La bella dedicatoria aggiunge nuovi particolari a quanto sull’infanzia del Nostro si leggeva nella lettera a Parmenione Trissino (dedicatoria del Giocatore, cfr. vol. V pag. 203). Rivivono in una nota di malinconico rimpianto i primi anni sereni, il prediletto gioco de’ burattini (germe modesto d’un glorioso avvenire), la bella casa oggi ancora esistente e la villa di Roncade con gli artistici spassi, cari al nonno gaudente. Ma questo nonno lo conobbe il Goldoni, come la presente lettera e le Memorie (P. I, cap. I) recisamente affermano? O Carlo Alessio morì già tra il 1702 e il 1704, secondo un documento scoperto dal Borghi (Modena a C. G., 1907, p. 21)? Di fronte a un rogito notarile i più de’ biografi accettarono la correzione proposta dal benemerito studioso modenese. Solo il Valeri non seppe acconciarvisi, perchè gli parve inverisimile che già a cinquantaquattro anni (la presente dedica è del 1761 ) la memoria tradisse di tanto il Goldoni (Una bugia di C. G. La Ross. Internaz., 15 maggio, 1912, p. 201).

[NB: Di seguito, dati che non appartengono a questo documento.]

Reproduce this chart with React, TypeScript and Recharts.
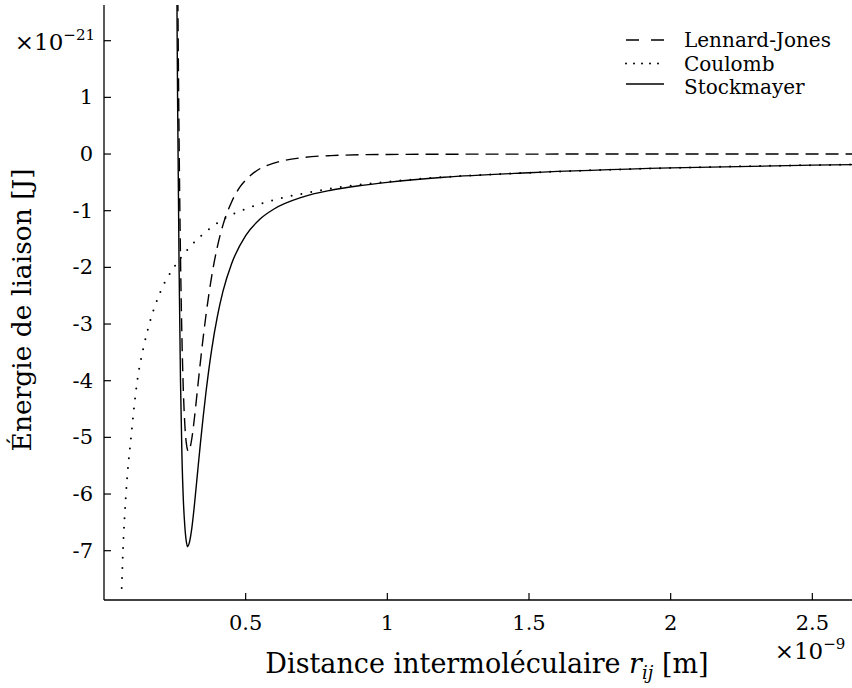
import React from 'react';
import { LineChart, Line, XAxis, YAxis, Legend } from 'recharts';

// distances in 1e-9 m, energies in 1e-21 J
const ljR = [0.255, 0.258, 0.26, 0.265, 0.27, 0.275, 0.28, 0.285, 0.29, 0.298, 0.31, 0.32, 0.33, 0.34, 0.35, 0.36, 0.38, 0.4, 0.42, 0.45, 0.48, 0.5, 0.55, 0.6, 0.7, 0.8, 1.0, 1.5, 2.0, 2.64];
const ljE = [7.34, 4.69, 3.2, 0.24, -1.82, -3.23, -4.17, -4.75, -5.08, -5.25, -5.02, -4.62, -4.15, -3.68, -3.24, -2.84, -2.16, -1.64, -1.25, -0.85, -0.58, -0.46, -0.26, -0.16, -0.063, -0.028, -0.007, -0.001, 0, 0];

const coulombR = [0.0625, 0.067, 0.0776, 0.0953, 0.1175, 0.14, 0.16, 0.2, 0.247, 0.289, 0.339, 0.427, 0.5, 0.6, 0.7, 0.8, 1.0, 1.25, 1.5, 2.0, 2.5, 2.64];
const coulombE = [-7.66, -7.0, -6.0, -5.0, -4.0, -3.4, -3.0, -2.42, -2.0, -1.72, -1.46, -1.134, -0.97, -0.81, -0.7, -0.61, -0.49, -0.39, -0.33, -0.245, -0.196, -0.186];

const stockR = [0.255, 0.258, 0.26, 0.265, 0.27, 0.275, 0.28, 0.285, 0.29, 0.295, 0.3, 0.31, 0.32, 0.33, 0.34, 0.35, 0.36, 0.38, 0.4, 0.42, 0.45, 0.5, 0.55, 0.6, 0.7, 0.8, 0.9, 1.0, 1.2, 1.5, 2.0, 2.5, 2.64];
const stockE = [5.42, 2.2, 0.8, -2.0, -4.0, -5.3, -6.1, -6.55, -6.82, -6.93, -6.88, -6.6, -6.15, -5.63, -5.12, -4.64, -4.2, -3.45, -2.87, -2.42, -1.94, -1.44, -1.15, -0.97, -0.76, -0.64, -0.56, -0.5, -0.41, -0.33, -0.245, -0.196, -0.186];

const X_TICKS = [0.5, 1, 1.5, 2, 2.5];
const Y_TICKS = [-7, -6, -5, -4, -3, -2, -1, 0, 1, 2];

const zip = (r: number[], e: number[]) => r.map((x, i) => ({ r: x, e: e[i] }));
const ljData = zip(ljR, ljE);
const coulombData = zip(coulombR, coulombE);
const stockData = zip(stockR, stockE);

const SERIF = '"DejaVu Serif", serif';
const INK = '#000';
const X_MARGIN = 16;
const Y_MARGIN = 11;

const SERIES = [
    { name: 'Lennard-Jones', data: ljData, dash: '13 7', sample: '13 12', width: 1.4, cap: 'butt' },
    { name: 'Coulomb', data: coulombData, dash: '0 10', sample: '0 8', width: 2, cap: 'round' },
    { name: 'Stockmayer', data: stockData, dash: undefined, sample: undefined, width: 1.4, cap: 'butt' },
];

function YTick(props: any) {
    const { x, y, payload } = props;
    const axisX = x + Y_MARGIN;
    const v = payload.value;
    return (
        <g>
            <line x1={axisX} x2={axisX + 7} y1={y} y2={y} stroke={INK} strokeWidth={1.2} />
            {v === 2 ? (
                <text x={x + 2} y={y + 9} textAnchor="end" fontFamily={SERIF} fontSize={23} fill={INK}>
                    ×10<tspan dy={-10} fontSize={15}>−21</tspan>
                </text>
            ) : (
                <text x={x} y={y + 7} textAnchor="end" fontFamily={SERIF} fontSize={21} fill={INK}>
                    {v}
                </text>
            )}
        </g>
    );
}

function XTick(props: any) {
    const { x, y, payload } = props;
    const axisY = y - X_MARGIN;
    const v = payload.value;
    return (
        <g>
            <line x1={x} x2={x} y1={axisY} y2={axisY - 7} stroke={INK} strokeWidth={1.2} />
            <text x={x} y={y + 14} textAnchor="middle" fontFamily={SERIF} fontSize={21} fill={INK}>
                {v}
            </text>
            {v === 2.5 && (
                <text x={x + 33} y={y + 43} textAnchor="end" fontFamily={SERIF} fontSize={23} fill={INK}>
                    ×10<tspan dy={-10} fontSize={15}>−9</tspan>
                </text>
            )}
        </g>
    );
}

function XLabel(props: any) {
    const { viewBox } = props;
    return (
        <text x={viewBox.x + viewBox.width / 2 + 9} y={viewBox.y + 73} textAnchor="middle" fontFamily={SERIF} fontSize={27} fill={INK}>
            Distance intermoléculaire <tspan fontStyle="italic">r</tspan>
            <tspan fontStyle="italic" fontSize={18} dy={6}>ij</tspan>
            <tspan dy={-6}> [m]</tspan>
        </text>
    );
}

function YLabel() {
    return (
        <text x={0} y={0} transform="translate(31 310) rotate(-90)" textAnchor="middle" fontFamily={SERIF} fontSize={26.5} fill={INK}>
            Énergie de liaison [J]
        </text>
    );
}

function LegendBox() {
    return (
        <svg width={240} height={84} style={{ display: 'block' }}>
            {SERIES.map((s, i) => (
                <g key={s.name}>
                    <line
                        x1={8}
                        x2={46}
                        y1={14 + i * 23.5 + (i === 2 ? -3 : 0)}
                        y2={14 + i * 23.5 + (i === 2 ? -3 : 0)}
                        stroke={INK}
                        strokeWidth={s.width}
                        strokeDasharray={s.sample}
                        strokeLinecap={s.cap as any}
                    />
                    <text x={66} y={14 + i * 23.5 + 7} fontFamily={SERIF} fontSize={20} fill={INK}>
                        {s.name}
                    </text>
                </g>
            ))}
        </svg>
    );
}

export default function App() {
    return (
        <div style={{ position: 'absolute', left: 0, top: 0, width: 852, height: 688, background: '#fff', overflow: 'hidden' }}>
            <LineChart width={852} height={688} margin={{ top: 5, right: 0, bottom: 0, left: 0 }}>
                <XAxis
                    type="number"
                    dataKey="r"
                    domain={[0, 2.64]}
                    ticks={X_TICKS}
                    allowDataOverflow
                    height={88}
                    tickSize={0}
                    tickMargin={X_MARGIN}
                    tick={<XTick />}
                    axisLine={{ stroke: INK, strokeWidth: 1.3 }}
                    label={{ content: XLabel }}
                />
                <YAxis
                    type="number"
                    domain={[-7.87, 2.63]}
                    ticks={Y_TICKS}
                    allowDataOverflow
                    width={104}
                    tickSize={0}
                    tickMargin={Y_MARGIN}
                    tick={<YTick />}
                    axisLine={{ stroke: INK, strokeWidth: 1.3 }}
                    label={{ content: YLabel }}
                />
                <Legend
                    layout="vertical"
                    verticalAlign="middle"
                    align="center"
                    wrapperStyle={{ top: 26, left: 618, width: 240 }}
                    content={() => <LegendBox />}
                />
                {SERIES.map((s) => (
                    <Line
                        key={s.name}
                        name={s.name}
                        data={s.data}
                        dataKey="e"
                        type="monotone"
                        stroke={INK}
                        strokeWidth={s.width}
                        strokeDasharray={s.dash}
                        strokeLinecap={s.cap as any}
                        dot={false}
                        activeDot={false}
                        isAnimationActive={false}
                    />
                ))}
            </LineChart>
        </div>
    );
}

Gli Zanetti «erano anticamente marzeri all’insegna del Carro a S. Maria Mater Domini... Vennero fatti conti dall’imperatore Leopoldo... Si gloriano dei due fratelli Anton Maria e Girolamo» (Tassini. Cittadini Veneziani, Manoscritto del Museo Correr, V, p. 128; cfr. ancora del Tassini: Curiosità veneziane, a pag. 786). E di Anton Maria, bibliotecario della Marciana, e di Girolamo, professore a Padova, fu cugino il dedicatario. Per le nozze d’un nipote del quale, Anton Maria anch’esso, con Giustina Gabriel il Goldoni pubblicò un Capitolo (Museo Correr, P. D. 5098. Non lo registra A. G. Spinelli). Il nome degli Zanetti si legge più volte nei carteggi goldoniani (Masi, pp. 217, 279: Spinelli, Fogli, ecc., p. 73).
E. M.
Il Ricco insidiato uscì a stampa la prima volta nei l. VII del Nuovo Teatro Comico dell’Avv. C. G. edito a Venezia dal Pitteri, nell’anno 1761; e fu l’anno stesso e ne! 1775 ristampato a Bologna (a S. Tomaso d’Aquino). Fu impresso nuovamente a Torino (Guibert e Orgeas X. 1776), a Livorno (Masi VI. 1788). a Lucca (Bonsignori VIII. 1789) a Venezia (Savioli VII, 1773; Zatta cl. 3a, II, 1792) e forse altrove nel Settecento. Non si trova nei volumi editi dal Pasquali. — La presente ristampa seguì con maggior fedeltà il testo del Pitteri, curato dall’autore. Valgono le solite avvertenze.